• **Requirements**:
Please write the listing below out again exactly, leaving every picture behind.
□ □ □ □ □ □ □
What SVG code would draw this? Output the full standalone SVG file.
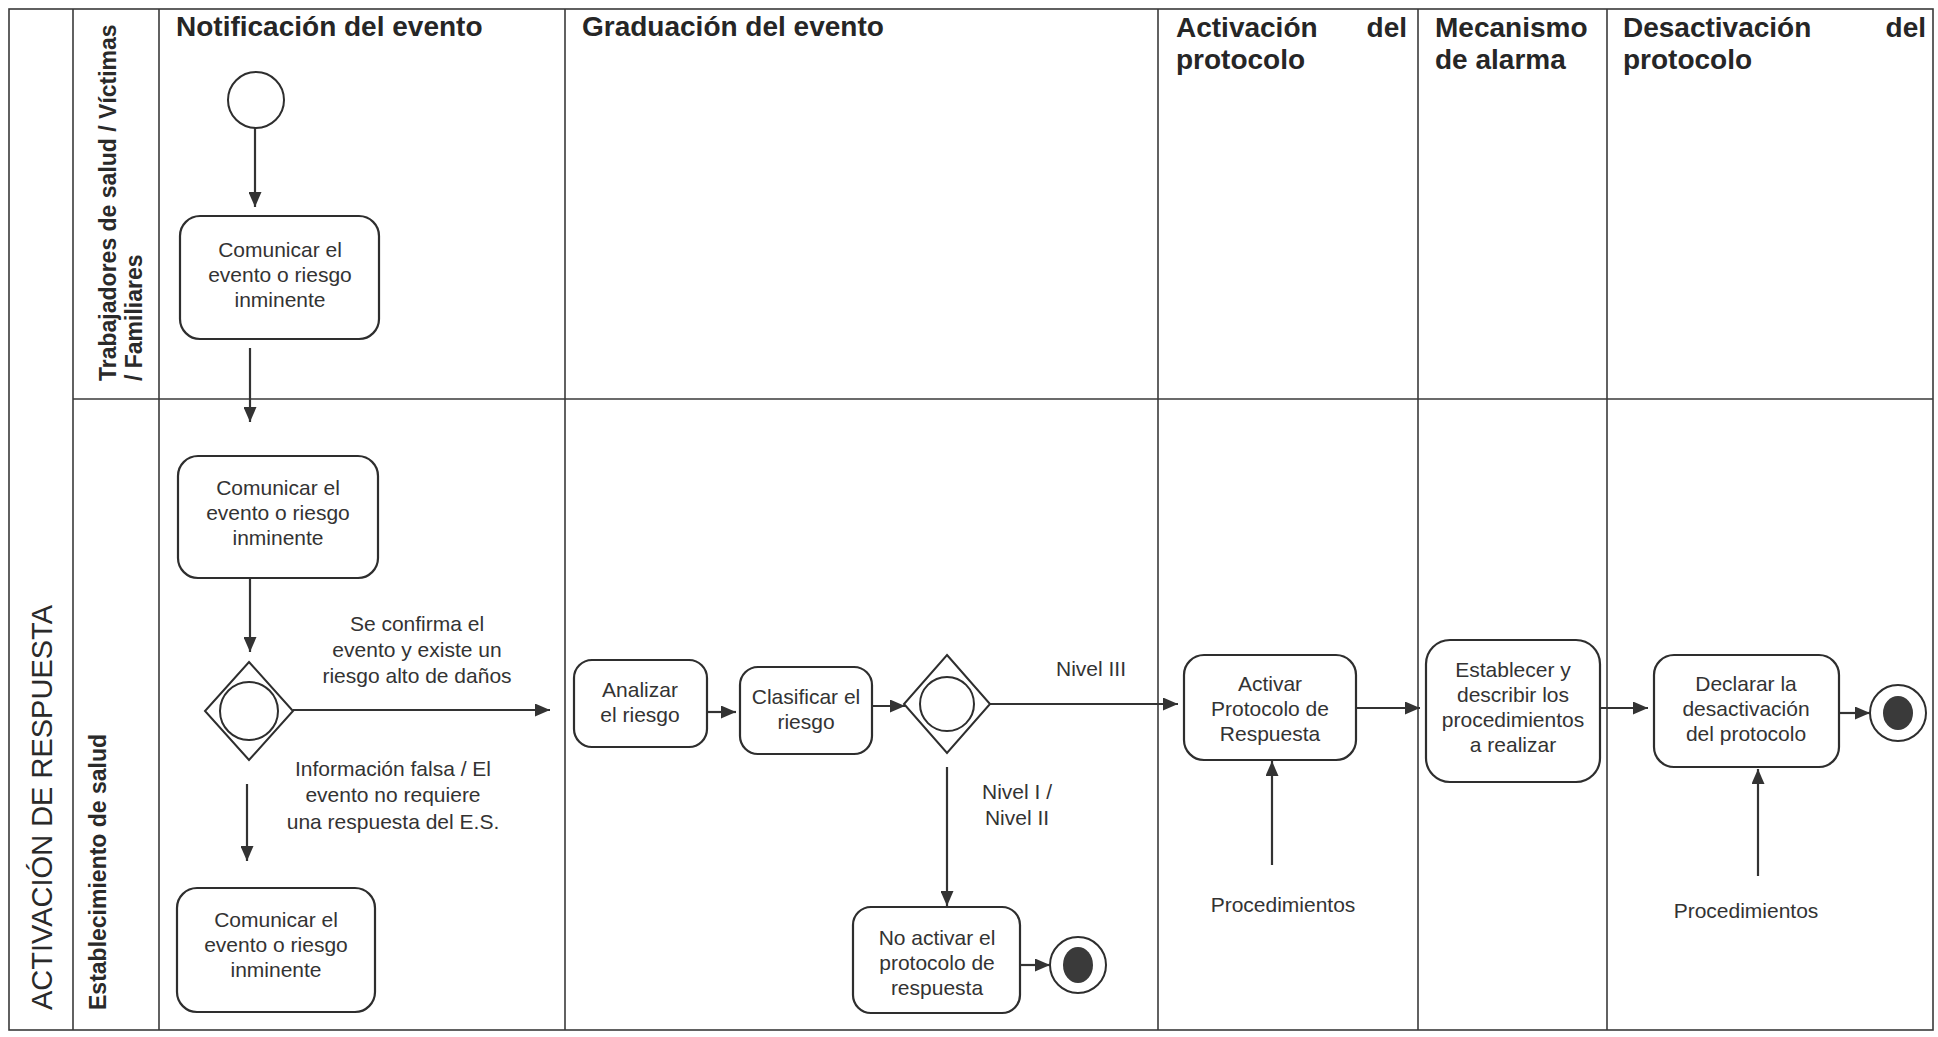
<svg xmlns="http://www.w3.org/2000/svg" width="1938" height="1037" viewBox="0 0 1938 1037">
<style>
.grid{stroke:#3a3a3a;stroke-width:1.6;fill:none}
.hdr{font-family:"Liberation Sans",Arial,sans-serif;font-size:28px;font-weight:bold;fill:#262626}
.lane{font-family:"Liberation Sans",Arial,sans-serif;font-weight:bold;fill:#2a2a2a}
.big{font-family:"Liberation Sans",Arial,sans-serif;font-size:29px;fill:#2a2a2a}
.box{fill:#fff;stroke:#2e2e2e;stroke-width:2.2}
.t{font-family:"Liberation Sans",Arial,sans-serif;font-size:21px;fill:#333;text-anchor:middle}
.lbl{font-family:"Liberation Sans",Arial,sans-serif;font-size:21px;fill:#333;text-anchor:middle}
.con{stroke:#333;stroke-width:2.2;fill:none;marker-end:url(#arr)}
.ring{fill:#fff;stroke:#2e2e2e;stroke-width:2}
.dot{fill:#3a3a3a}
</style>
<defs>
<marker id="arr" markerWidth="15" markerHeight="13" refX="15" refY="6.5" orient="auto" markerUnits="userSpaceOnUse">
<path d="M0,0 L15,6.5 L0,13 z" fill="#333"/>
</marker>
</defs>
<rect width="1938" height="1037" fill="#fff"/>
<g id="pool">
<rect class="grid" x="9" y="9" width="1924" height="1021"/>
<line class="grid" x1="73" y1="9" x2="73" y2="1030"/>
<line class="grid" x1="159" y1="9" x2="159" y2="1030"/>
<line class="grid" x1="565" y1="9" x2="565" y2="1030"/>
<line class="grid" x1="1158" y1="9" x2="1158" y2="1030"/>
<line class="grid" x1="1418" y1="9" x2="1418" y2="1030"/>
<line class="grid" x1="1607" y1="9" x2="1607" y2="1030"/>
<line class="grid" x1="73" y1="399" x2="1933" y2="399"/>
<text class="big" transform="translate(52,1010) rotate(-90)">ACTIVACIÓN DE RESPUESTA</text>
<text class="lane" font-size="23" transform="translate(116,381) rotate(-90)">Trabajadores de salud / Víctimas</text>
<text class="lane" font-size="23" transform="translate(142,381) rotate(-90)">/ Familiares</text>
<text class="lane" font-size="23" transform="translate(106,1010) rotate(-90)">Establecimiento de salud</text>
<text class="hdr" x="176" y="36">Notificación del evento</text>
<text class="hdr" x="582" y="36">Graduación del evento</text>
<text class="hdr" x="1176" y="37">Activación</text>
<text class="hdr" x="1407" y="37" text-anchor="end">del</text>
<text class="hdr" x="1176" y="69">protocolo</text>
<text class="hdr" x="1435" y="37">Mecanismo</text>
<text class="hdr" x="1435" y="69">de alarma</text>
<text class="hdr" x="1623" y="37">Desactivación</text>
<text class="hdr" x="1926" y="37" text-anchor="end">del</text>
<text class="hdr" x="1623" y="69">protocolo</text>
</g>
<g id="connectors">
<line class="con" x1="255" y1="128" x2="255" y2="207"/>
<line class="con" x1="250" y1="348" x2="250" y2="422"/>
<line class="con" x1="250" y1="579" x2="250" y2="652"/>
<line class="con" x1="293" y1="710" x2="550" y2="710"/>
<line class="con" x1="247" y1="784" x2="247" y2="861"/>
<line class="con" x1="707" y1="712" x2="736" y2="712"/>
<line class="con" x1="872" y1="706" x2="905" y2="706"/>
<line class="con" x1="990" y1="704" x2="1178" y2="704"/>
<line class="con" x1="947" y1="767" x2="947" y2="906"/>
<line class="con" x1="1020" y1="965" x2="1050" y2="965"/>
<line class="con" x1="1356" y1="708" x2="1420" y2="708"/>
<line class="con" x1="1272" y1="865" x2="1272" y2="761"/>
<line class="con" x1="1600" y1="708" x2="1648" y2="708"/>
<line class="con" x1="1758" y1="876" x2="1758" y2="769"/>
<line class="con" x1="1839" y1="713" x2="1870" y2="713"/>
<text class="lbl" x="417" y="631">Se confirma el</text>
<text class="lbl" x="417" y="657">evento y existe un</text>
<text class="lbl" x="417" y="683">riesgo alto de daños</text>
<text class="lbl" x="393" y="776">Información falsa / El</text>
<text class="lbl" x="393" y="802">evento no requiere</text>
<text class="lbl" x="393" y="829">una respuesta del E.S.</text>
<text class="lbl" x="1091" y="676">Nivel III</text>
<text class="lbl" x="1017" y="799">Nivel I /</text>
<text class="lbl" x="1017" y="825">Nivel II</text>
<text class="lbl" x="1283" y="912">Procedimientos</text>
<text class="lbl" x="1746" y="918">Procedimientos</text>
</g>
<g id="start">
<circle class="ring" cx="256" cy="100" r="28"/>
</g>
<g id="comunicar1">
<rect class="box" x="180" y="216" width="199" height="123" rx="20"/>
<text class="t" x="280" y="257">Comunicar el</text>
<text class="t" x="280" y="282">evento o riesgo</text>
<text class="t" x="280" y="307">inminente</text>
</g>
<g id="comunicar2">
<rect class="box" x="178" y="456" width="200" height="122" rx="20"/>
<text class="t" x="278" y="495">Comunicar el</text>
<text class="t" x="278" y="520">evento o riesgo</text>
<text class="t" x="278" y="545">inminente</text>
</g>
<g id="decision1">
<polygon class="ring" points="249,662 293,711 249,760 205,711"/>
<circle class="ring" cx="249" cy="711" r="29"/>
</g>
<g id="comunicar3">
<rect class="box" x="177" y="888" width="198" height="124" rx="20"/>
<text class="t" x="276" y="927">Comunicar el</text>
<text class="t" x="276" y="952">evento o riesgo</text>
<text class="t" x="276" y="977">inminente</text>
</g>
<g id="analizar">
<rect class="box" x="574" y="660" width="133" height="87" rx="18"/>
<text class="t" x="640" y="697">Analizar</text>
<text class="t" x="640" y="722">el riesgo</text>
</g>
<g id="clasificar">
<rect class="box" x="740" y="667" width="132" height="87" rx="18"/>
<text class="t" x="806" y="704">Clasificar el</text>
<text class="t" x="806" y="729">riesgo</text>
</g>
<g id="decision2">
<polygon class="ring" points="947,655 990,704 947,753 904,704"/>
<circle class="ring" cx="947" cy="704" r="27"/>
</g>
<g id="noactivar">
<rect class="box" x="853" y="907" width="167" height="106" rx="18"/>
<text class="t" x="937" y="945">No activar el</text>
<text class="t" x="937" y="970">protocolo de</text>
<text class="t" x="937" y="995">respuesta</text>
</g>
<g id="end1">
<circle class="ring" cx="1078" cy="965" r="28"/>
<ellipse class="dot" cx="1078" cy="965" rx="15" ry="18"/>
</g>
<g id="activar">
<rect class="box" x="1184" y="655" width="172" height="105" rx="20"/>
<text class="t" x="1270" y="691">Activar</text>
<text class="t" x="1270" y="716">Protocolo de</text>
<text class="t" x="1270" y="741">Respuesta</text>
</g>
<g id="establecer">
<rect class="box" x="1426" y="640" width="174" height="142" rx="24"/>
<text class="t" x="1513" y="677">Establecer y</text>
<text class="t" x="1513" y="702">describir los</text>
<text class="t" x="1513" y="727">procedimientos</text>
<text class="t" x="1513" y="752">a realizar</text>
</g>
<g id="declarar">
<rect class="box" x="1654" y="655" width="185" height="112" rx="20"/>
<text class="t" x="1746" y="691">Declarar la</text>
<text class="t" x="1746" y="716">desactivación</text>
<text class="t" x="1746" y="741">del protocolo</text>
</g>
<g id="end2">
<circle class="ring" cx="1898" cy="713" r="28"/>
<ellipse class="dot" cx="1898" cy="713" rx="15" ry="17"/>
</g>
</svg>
□ □ □ □ □ □ □
• **Finished answer**:
What SVG code would draw this? Output the full standalone SVG file.
<svg xmlns="http://www.w3.org/2000/svg" width="1938" height="1037" viewBox="0 0 1938 1037">
<style>
.grid{stroke:#3a3a3a;stroke-width:1.6;fill:none}
.hdr{font-family:"Liberation Sans",Arial,sans-serif;font-size:28px;font-weight:bold;fill:#262626}
.lane{font-family:"Liberation Sans",Arial,sans-serif;font-weight:bold;fill:#2a2a2a}
.big{font-family:"Liberation Sans",Arial,sans-serif;font-size:29px;fill:#2a2a2a}
.box{fill:#fff;stroke:#2e2e2e;stroke-width:2.2}
.t{font-family:"Liberation Sans",Arial,sans-serif;font-size:21px;fill:#333;text-anchor:middle}
.lbl{font-family:"Liberation Sans",Arial,sans-serif;font-size:21px;fill:#333;text-anchor:middle}
.con{stroke:#333;stroke-width:2.2;fill:none;marker-end:url(#arr)}
.ring{fill:#fff;stroke:#2e2e2e;stroke-width:2}
.dot{fill:#3a3a3a}
</style>
<defs>
<marker id="arr" markerWidth="15" markerHeight="13" refX="15" refY="6.5" orient="auto" markerUnits="userSpaceOnUse">
<path d="M0,0 L15,6.5 L0,13 z" fill="#333"/>
</marker>
</defs>
<rect width="1938" height="1037" fill="#fff"/>
<g id="pool">
<rect class="grid" x="9" y="9" width="1924" height="1021"/>
<line class="grid" x1="73" y1="9" x2="73" y2="1030"/>
<line class="grid" x1="159" y1="9" x2="159" y2="1030"/>
<line class="grid" x1="565" y1="9" x2="565" y2="1030"/>
<line class="grid" x1="1158" y1="9" x2="1158" y2="1030"/>
<line class="grid" x1="1418" y1="9" x2="1418" y2="1030"/>
<line class="grid" x1="1607" y1="9" x2="1607" y2="1030"/>
<line class="grid" x1="73" y1="399" x2="1933" y2="399"/>
<text class="big" transform="translate(52,1010) rotate(-90)">ACTIVACIÓN DE RESPUESTA</text>
<text class="lane" font-size="23" transform="translate(116,381) rotate(-90)">Trabajadores de salud / Víctimas</text>
<text class="lane" font-size="23" transform="translate(142,381) rotate(-90)">/ Familiares</text>
<text class="lane" font-size="23" transform="translate(106,1010) rotate(-90)">Establecimiento de salud</text>
<text class="hdr" x="176" y="36">Notificación del evento</text>
<text class="hdr" x="582" y="36">Graduación del evento</text>
<text class="hdr" x="1176" y="37">Activación</text>
<text class="hdr" x="1407" y="37" text-anchor="end">del</text>
<text class="hdr" x="1176" y="69">protocolo</text>
<text class="hdr" x="1435" y="37">Mecanismo</text>
<text class="hdr" x="1435" y="69">de alarma</text>
<text class="hdr" x="1623" y="37">Desactivación</text>
<text class="hdr" x="1926" y="37" text-anchor="end">del</text>
<text class="hdr" x="1623" y="69">protocolo</text>
</g>
<g id="connectors">
<line class="con" x1="255" y1="128" x2="255" y2="207"/>
<line class="con" x1="250" y1="348" x2="250" y2="422"/>
<line class="con" x1="250" y1="579" x2="250" y2="652"/>
<line class="con" x1="293" y1="710" x2="550" y2="710"/>
<line class="con" x1="247" y1="784" x2="247" y2="861"/>
<line class="con" x1="707" y1="712" x2="736" y2="712"/>
<line class="con" x1="872" y1="706" x2="905" y2="706"/>
<line class="con" x1="990" y1="704" x2="1178" y2="704"/>
<line class="con" x1="947" y1="767" x2="947" y2="906"/>
<line class="con" x1="1020" y1="965" x2="1050" y2="965"/>
<line class="con" x1="1356" y1="708" x2="1420" y2="708"/>
<line class="con" x1="1272" y1="865" x2="1272" y2="761"/>
<line class="con" x1="1600" y1="708" x2="1648" y2="708"/>
<line class="con" x1="1758" y1="876" x2="1758" y2="769"/>
<line class="con" x1="1839" y1="713" x2="1870" y2="713"/>
<text class="lbl" x="417" y="631">Se confirma el</text>
<text class="lbl" x="417" y="657">evento y existe un</text>
<text class="lbl" x="417" y="683">riesgo alto de daños</text>
<text class="lbl" x="393" y="776">Información falsa / El</text>
<text class="lbl" x="393" y="802">evento no requiere</text>
<text class="lbl" x="393" y="829">una respuesta del E.S.</text>
<text class="lbl" x="1091" y="676">Nivel III</text>
<text class="lbl" x="1017" y="799">Nivel I /</text>
<text class="lbl" x="1017" y="825">Nivel II</text>
<text class="lbl" x="1283" y="912">Procedimientos</text>
<text class="lbl" x="1746" y="918">Procedimientos</text>
</g>
<g id="start">
<circle class="ring" cx="256" cy="100" r="28"/>
</g>
<g id="comunicar1">
<rect class="box" x="180" y="216" width="199" height="123" rx="20"/>
<text class="t" x="280" y="257">Comunicar el</text>
<text class="t" x="280" y="282">evento o riesgo</text>
<text class="t" x="280" y="307">inminente</text>
</g>
<g id="comunicar2">
<rect class="box" x="178" y="456" width="200" height="122" rx="20"/>
<text class="t" x="278" y="495">Comunicar el</text>
<text class="t" x="278" y="520">evento o riesgo</text>
<text class="t" x="278" y="545">inminente</text>
</g>
<g id="decision1">
<polygon class="ring" points="249,662 293,711 249,760 205,711"/>
<circle class="ring" cx="249" cy="711" r="29"/>
</g>
<g id="comunicar3">
<rect class="box" x="177" y="888" width="198" height="124" rx="20"/>
<text class="t" x="276" y="927">Comunicar el</text>
<text class="t" x="276" y="952">evento o riesgo</text>
<text class="t" x="276" y="977">inminente</text>
</g>
<g id="analizar">
<rect class="box" x="574" y="660" width="133" height="87" rx="18"/>
<text class="t" x="640" y="697">Analizar</text>
<text class="t" x="640" y="722">el riesgo</text>
</g>
<g id="clasificar">
<rect class="box" x="740" y="667" width="132" height="87" rx="18"/>
<text class="t" x="806" y="704">Clasificar el</text>
<text class="t" x="806" y="729">riesgo</text>
</g>
<g id="decision2">
<polygon class="ring" points="947,655 990,704 947,753 904,704"/>
<circle class="ring" cx="947" cy="704" r="27"/>
</g>
<g id="noactivar">
<rect class="box" x="853" y="907" width="167" height="106" rx="18"/>
<text class="t" x="937" y="945">No activar el</text>
<text class="t" x="937" y="970">protocolo de</text>
<text class="t" x="937" y="995">respuesta</text>
</g>
<g id="end1">
<circle class="ring" cx="1078" cy="965" r="28"/>
<ellipse class="dot" cx="1078" cy="965" rx="15" ry="18"/>
</g>
<g id="activar">
<rect class="box" x="1184" y="655" width="172" height="105" rx="20"/>
<text class="t" x="1270" y="691">Activar</text>
<text class="t" x="1270" y="716">Protocolo de</text>
<text class="t" x="1270" y="741">Respuesta</text>
</g>
<g id="establecer">
<rect class="box" x="1426" y="640" width="174" height="142" rx="24"/>
<text class="t" x="1513" y="677">Establecer y</text>
<text class="t" x="1513" y="702">describir los</text>
<text class="t" x="1513" y="727">procedimientos</text>
<text class="t" x="1513" y="752">a realizar</text>
</g>
<g id="declarar">
<rect class="box" x="1654" y="655" width="185" height="112" rx="20"/>
<text class="t" x="1746" y="691">Declarar la</text>
<text class="t" x="1746" y="716">desactivación</text>
<text class="t" x="1746" y="741">del protocolo</text>
</g>
<g id="end2">
<circle class="ring" cx="1898" cy="713" r="28"/>
<ellipse class="dot" cx="1898" cy="713" rx="15" ry="17"/>
</g>
</svg>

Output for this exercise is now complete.